Pty CC, your tax rate is 28% to get the cash out of the company, or with the CC you'll be paying a further dividends tax, bringing you effectively to a tax rate of 38.8%. Also, a default position is you can have a Trust owning a company that, in turn, owns your property. You are creating extra costs which you can possibly avoid by having a more simplified structure. Not a great structure - a CC or Pty - if you are ever selling a property because you're going to end up with a huge capital gains tax problem in the company of the CC at an effective rate of 18.6%. To get your hands on the profits after tax, costs you a further dividends tax of 15%, bringing your total tax bill to just under 31%, so that's ouch. In your personal name, the tax is a little bit better, but you have exposure to creditors, you have got issues on death, you have no continuity. CC Pty is solving some of the problems, but not ideal from a tax perspective.

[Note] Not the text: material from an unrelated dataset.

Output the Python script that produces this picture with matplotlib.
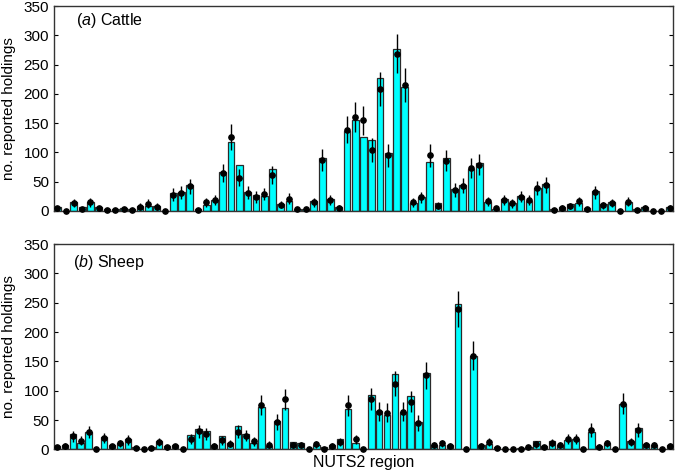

Then, we come to the mythical Trust, which has the odd proponents who absolutely love them, or you have the naysayers who are absolutely anti them. There's a lot of uncertainty because the taxation tends to be under the spotlight quite often with Trusts. Default position though is it's an old entity, it's been around forever, in this country almost 200 years. A Trust very simply is like a vault. I like to have people think of it as a vault. You're going to acquire your property into this entity. The tax is brilliant in this structure because you can move the income out of a Trust. Even though it is an entity with the highest tax rate at 41%, after the new budget a couple of weeks ago, the Trustees have got the election to push any rental income down to beneficiaries, who then pay at their own marginal rates. This is where you have four or five children, or you bring in your mom or your in-laws, as many beneficiaries as you'd like, to obviously then minimise your tax position. Also, capital gains tax wise, if you distribute your gain to a beneficiary, it's going to be quite tax effective.

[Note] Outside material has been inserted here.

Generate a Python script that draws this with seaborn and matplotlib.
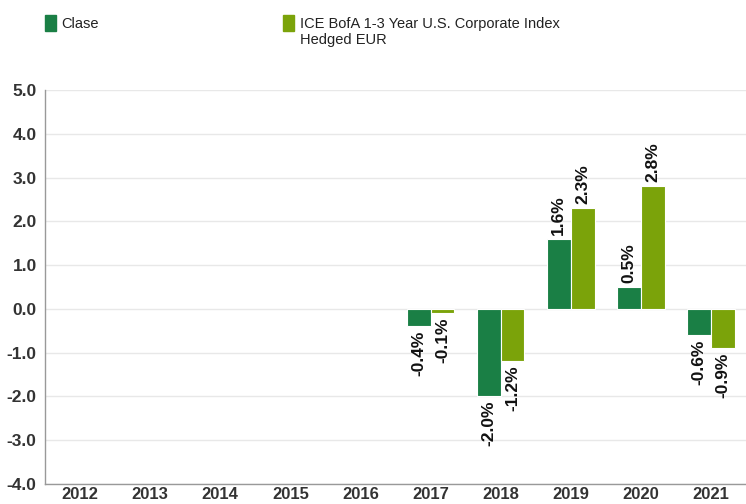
import numpy as np
import pandas as pd
import matplotlib
matplotlib.use("Agg")
import matplotlib.pyplot as plt
import seaborn as sns
from matplotlib.patches import Rectangle

years = ['2012', '2013', '2014', '2015', '2016', '2017', '2018', '2019', '2020', '2021']
clase = [np.nan, np.nan, np.nan, np.nan, np.nan, -0.4, -2.0, 1.6, 0.5, -0.6]
indice = [np.nan, np.nan, np.nan, np.nan, np.nan, -0.1, -1.2, 2.3, 2.8, -0.9]
series_names = ['Clase', 'ICE BofA 1-3 Year U.S. Corporate Index\nHedged EUR']
colors = ['#1a7f45', '#7ba30a']

dp = pd.DataFrame({
    'Year': years * 2,
    'Value': clase + indice,
    'Serie': [series_names[0]] * len(years) + [series_names[1]] * len(years),
})

sns.set_style("white")
plt.rcParams['font.family'] = ['Liberation Sans', 'DejaVu Sans']

fig = plt.figure(figsize=(7.46, 5.04), dpi=100)
ax = fig.add_axes([0.0603, 0.0397, 0.9397, 0.7813])

sns.barplot(data=dp, x='Year', y='Value', hue='Serie', order=years,
            hue_order=series_names, palette=colors, width=0.68,
            edgecolor='white', linewidth=0.8, saturation=1, ax=ax, legend=False)

for cont in ax.containers:
    ax.bar_label(cont, fmt=lambda v: f"{v:.1f}%", rotation=90, padding=3,
                 fontsize=12.5, fontweight='bold', color='#111111')

ax.set_ylim(-4, 5)
ax.set_yticks(np.arange(-4, 6, 1))
ax.set_yticklabels([f"{v:.1f}" for v in np.arange(-4, 6, 1)])
ax.set_xlim(-0.5, 9.5)
ax.yaxis.grid(True, color='#e8e8e8', linewidth=1)
ax.set_axisbelow(True)
ax.set_xlabel('')
ax.set_ylabel('')
ax.tick_params(axis='both', length=0, labelsize=12.5, labelcolor='#333333')
ax.tick_params(axis='y', pad=6)
ax.tick_params(axis='x', pad=2, labelsize=12)
for lab in ax.get_xticklabels() + ax.get_yticklabels():
    lab.set_fontweight('bold')
for s in ['top', 'right']:
    ax.spines[s].set_visible(False)
for s in ['left', 'bottom']:
    ax.spines[s].set_color('#999999')
    ax.spines[s].set_linewidth(1)

# legend drawn by hand
fig.patches.append(Rectangle((45 / 746, 1 - 31 / 504), 11 / 746, 16 / 504,
                             transform=fig.transFigure, color=colors[0]))
fig.text(61 / 746, 1 - 24 / 504, series_names[0], fontsize=10.5, va='center',
         color='#222222')
fig.patches.append(Rectangle((283 / 746, 1 - 31 / 504), 11 / 746, 16 / 504,
                             transform=fig.transFigure, color=colors[1]))
fig.text(300 / 746, 1 - 17 / 504, series_names[1], fontsize=10.5, va='top',
         color='#222222', linespacing=1.15)

fig.savefig('out.png', dpi=100)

Trusts are very handy as an estate planning tool. You will end up in a position where the assets will continue to exist in this entity. Your demise will not affect the ownership of the property because the Trust doesn't die, very simply. In our law, there's no limitations, or limitation on how long a Trust can exist, so can continue perpetuity. So, great estate planning tool. All your hard efforts and your legacies will continue to future generations. No capital gains tax on death because the Trust doesn't die. No estate duty on death because the Trust doesn't die. No executors fees. It's pretty handy.

Just to wrap up, in conclusion, the three options available to you - or four if you take a CC:

  • Bind to your own name - not really tax efficient if you're at the top tax bracket, assets exposed to creditors on your demise, you've got trouble.
  • CC Pty - a bit better than personal, but still not the ideal vehicle when you look at the massive capital gains tax consequences, extra costs, et cetera.
  • For us, if you're looking for the whole package, then it's a Trust that you should that you should bite in to.

However, caveat - what is your strategy: short term, medium term, long term? Was it a residential commercial property, so there's no hard and fast rules, but hopefully this has given you a bit of a heads up on different options available to you, get you thinking about what's ideal for you.